Tensorflow多层LSTM代码分析

1.tf.Graph()

你一旦开始你的任务，就已经有一个默认的图已经创建好了。而且可以通过调用tf.get_default_graph()来访问到。
添加一个操作到默认的图里面，只要简单的调用一个定义了新操作的函数就行。比如下面的例子展示的：

import tensorflow as tf

import numpy as np

c=tf.constant(value=1)

print(c.graph)

print(tf.get_default_graph())

<tensorflow.python.framework.ops.Graph object at 0x107d38fd0>
<tensorflow.python.framework.ops.Graph object at 0x107d38fd0>

另外一种典型的用法就是要使用到Graph.as_default() 的上下文管理器（ context manager），它能够在这个上下文里面覆盖默认的图。如下例:

import tensorflow as tf

import numpy as np

c=tf.constant(value=1)

print(c.graph)

print(tf.get_default_graph())

g=tf.Graph()

print("g:",g)

with g.as_default():

    d=tf.constant(value=2)

    print(d.graph)

    print(g)

<tensorflow.python.framework.ops.Graph object at 0x10b0e56d8>

<tensorflow.python.framework.ops.Graph object at 0x10b0e56d8>

g: <tensorflow.python.framework.ops.Graph object at 0x10b0df2e8>

<tensorflow.python.framework.ops.Graph object at 0x10b0df2e8>

<tensorflow.python.framework.ops.Graph object at 0x10b0df2e8>

2.tf.variable_scope()

利用TensorFlow 提供了变量作用域 机制，当构建一个视图时,很容易就可以共享命名过的变量.

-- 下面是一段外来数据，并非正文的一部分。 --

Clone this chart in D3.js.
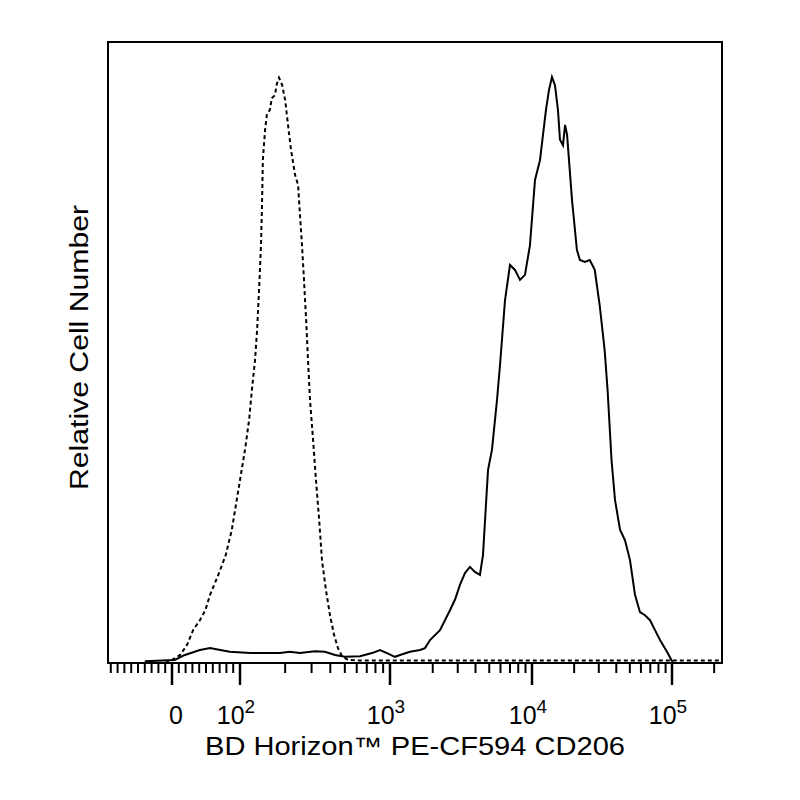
<!DOCTYPE html>
<html><head><meta charset="utf-8">
<script src="https://cdn.jsdelivr.net/npm/d3@7"></script>
<style>body{margin:0;background:#fff}</style></head><body>
<svg id="c" width="800" height="800"></svg>
<script>
// isotype control (dashed): fluorescence intensity and relative count
const dashedX=[-10,0,12,22,31,41,49,56,68,79,
 88,94,100,108,115,120,126,130,134,138,
 140,142,147,151,158,163,171,176,182,191,
 200,209,219,233,244,251,259,267,276,284,
 293,307,321,337,352,374,398,424,450,479,
 524,631,1000,10000,300000];
const dashedY=[0,0.5,1.3,2.9,5.3,6.9,8.5,11.0,14.2,17.4,
 21.5,25.5,29.5,34.4,39.2,44.0,48.9,53.7,60.2,67.4,
 73.1,81.1,86.0,88.4,89.2,91.1,91.6,93.4,94.4,93.2,
 90.8,86.8,82.7,78.7,77.1,72.3,67.4,61.8,55.3,48.9,
 42.4,36.0,29.5,23.1,16.6,11.8,7.7,4.5,2.4,1.1,
 0.5,0.4,0.4,0.4,0.4];
// CD206 stained (solid)
const solidX=[-40,4,19,41,56,71,85,117,185,215,
 251,316,368,430,500,631,759,858,970,1084,
 1176,1383,1627,1764,1913,2249,2644,2866,3109,3371,
 3656,3963,4298,4516,4900,5226,5668,5955,6454,6998,
 7588,8229,8923,9676,10506,11406,11981,12585,13220,13888,
 14588,15325,15848,16647,17215,17803,19307,20938,21990,23853,
 25873,28065,30443,33022,34674,36998,39160,42530,46160,50119,
 54410,59060,64130,69650,75610,82110,92100,101600,300000];
const solidY=[0.3,0.5,1.3,2.1,2.4,2.1,1.8,1.6,1.6,1.8,
 1.6,1.9,1.8,1.3,1.0,1.1,1.6,2.1,1.5,1.0,
 1.3,1.8,2.1,2.4,3.7,5.3,8.5,10.2,12.6,14.5,
 15.5,14.7,14.2,17.4,31.1,34.4,42.4,48.1,58.5,64.2,
 63.4,61.8,62.6,67.4,77.9,81.1,85.2,89.2,92.4,94.5,
 93.2,89.2,84.4,83.5,86.8,85.2,74.7,66.6,65.0,64.7,
 65.0,63.4,57.7,50.5,44.0,32.7,26.3,21.5,19.8,16.6,
 11.0,8.2,7.7,6.9,5.3,3.7,1.8,0,0];
const xMajor=[0,100,1000,10000,100000];
const xMajorLabels=[["0",""],["10","2"],["10","3"],["10","4"],["10","5"]];
const xTitle="BD Horizon™ PE-CF594 CD206";
const yTitle="Relative Cell Number";

const LN10=Math.LN10;
function tr(v){return v>=100?Math.log10(v):2+(v-100)/(100*LN10);}
const lin=d3.scaleLinear().domain([tr(0),2,3,4,5]).range([172,240,390,532,672]);
const x=v=>lin(tr(v));
const y=d3.scaleLinear().domain([0,100]).range([663,43]);
const L=108,R=722,T=42,B=663;
const FF="Liberation Sans, Arial";
const svg=d3.select("#c");
svg.append("clipPath").attr("id","cp").append("rect").attr("x",L).attr("y",T).attr("width",R-L).attr("height",B-T);
const g=svg.append("g").attr("clip-path","url(#cp)");
function pts(X,Y){const n=Math.min(X.length,Y.length);return d3.range(n).map(i=>[X[i],Y[i]]);}
const line=d3.line().x(d=>x(d[0])).y(d=>y(d[1]));
g.append("path").attr("d",line(pts(dashedX,dashedY))).attr("fill","none").attr("stroke","#000").attr("stroke-width",2).attr("stroke-dasharray","4,3");
g.append("path").attr("d",line(pts(solidX,solidY))).attr("fill","none").attr("stroke","#000").attr("stroke-width",2);
svg.append("rect").attr("x",L).attr("y",T).attr("width",R-L).attr("height",B-T).attr("fill","none").attr("stroke","#000").attr("stroke-width",2);
let minor=[];
for(let v=-90;v<100;v+=10) if(v!==0) minor.push(v);
for(let k=2;k<=5;k++) for(let m=2;m<=9;m++){const v=m*Math.pow(10,k); if(x(v)<R) minor.push(v);}
const ta=svg.append("g");
minor.forEach(v=>{const px=x(v); if(px>L) ta.append("line").attr("x1",px).attr("x2",px).attr("y1",B).attr("y2",B+10).attr("stroke","#000").attr("stroke-width",2);});
xMajor.forEach(v=>ta.append("line").attr("x1",x(v)).attr("x2",x(v)).attr("y1",B).attr("y2",B+22).attr("stroke","#000").attr("stroke-width",2.5));
xMajor.forEach((v,i)=>{const t=ta.append("text").attr("x",x(v)+(i?-4:4)).attr("y",724).attr("text-anchor","middle").attr("font-family",FF).attr("font-size",25);
 t.append("tspan").text(xMajorLabels[i][0]);
 if(xMajorLabels[i][1]) t.append("tspan").attr("dy",-11).attr("font-size",19).text(xMajorLabels[i][1]);});
svg.append("text").attr("x",205).attr("y",755).attr("textLength",420).attr("lengthAdjust","spacingAndGlyphs").attr("font-family",FF).attr("font-size",25).text(xTitle);
svg.append("text").attr("transform","translate(88,490) rotate(-90)").attr("textLength",285).attr("lengthAdjust","spacingAndGlyphs").attr("font-family",FF).attr("font-size",25).text(yTitle);
</script></body></html>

变量作用域机制在TensorFlow中主要由两部分组成：

tf.get_variable(<name>, <shape>, <initializer>): 通过所给的名字创建或是返回一个变量.
tf.variable_scope(<scope_name>): 通过 tf.get_variable()为变量名指定命名空间.

tf.nn.rnn_cell.BasicLSTMCell(num_units=,forget_bias=,state_is_tuple=)

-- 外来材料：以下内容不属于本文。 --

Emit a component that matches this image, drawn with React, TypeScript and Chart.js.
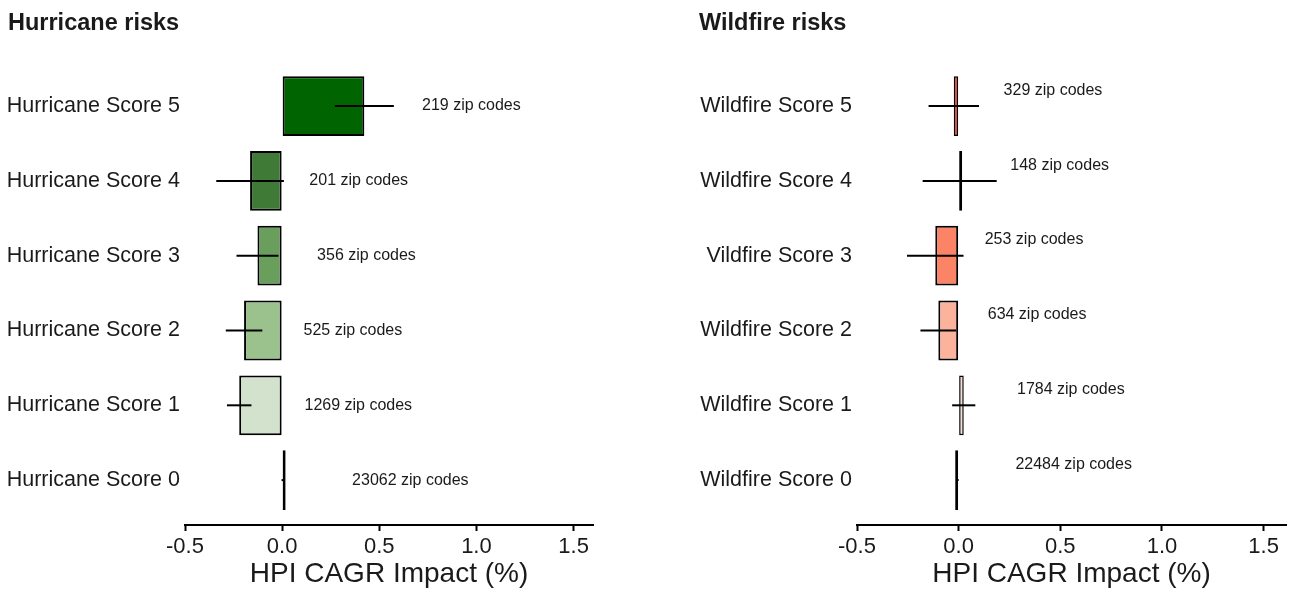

#继承了RNNCell,state_is_tuple官方建议设置为True,此时输入和输出的states为c

#(cell状态)和h(输出)的二元组

#输入输出和cell的维度相同,都是batch_size*num_units

4.

lstm_cell=tf.nn.rnn_cell.DropoutWrapper(lstm_cell,output_keep_prob=config.keep_prob)

#对于rnn的部分不进行dropout，也就是从t-1时候的状态传递到t时刻进行计算时，这个中间不进行

#memory的dropout，仅在同一个t时刻，多层cell之间传递信息的时候进行dropout

cell=tf.nn.rnn_cell.MultiRNNCell([lstm_cell]*config.num_layers,state_is_tuple=True)

#多层lstm cell堆叠起来

tensorflow并不是简单的堆叠了多了single cell，而是将这些cell stack之后当成了一个完整的独立的cell，每个小cell的中间状态还是保存下来了，按照n_tuple存储，但是输出output只用最后那个cell的输出。

这样就定义好了每个t时刻的整体cell，接下来只要每个时刻传入不同的输入，再在时间上展开，就可以得到多个时间上的unroll graph

6.

self._inital_state=cell.zero_state(batch_size,data_type())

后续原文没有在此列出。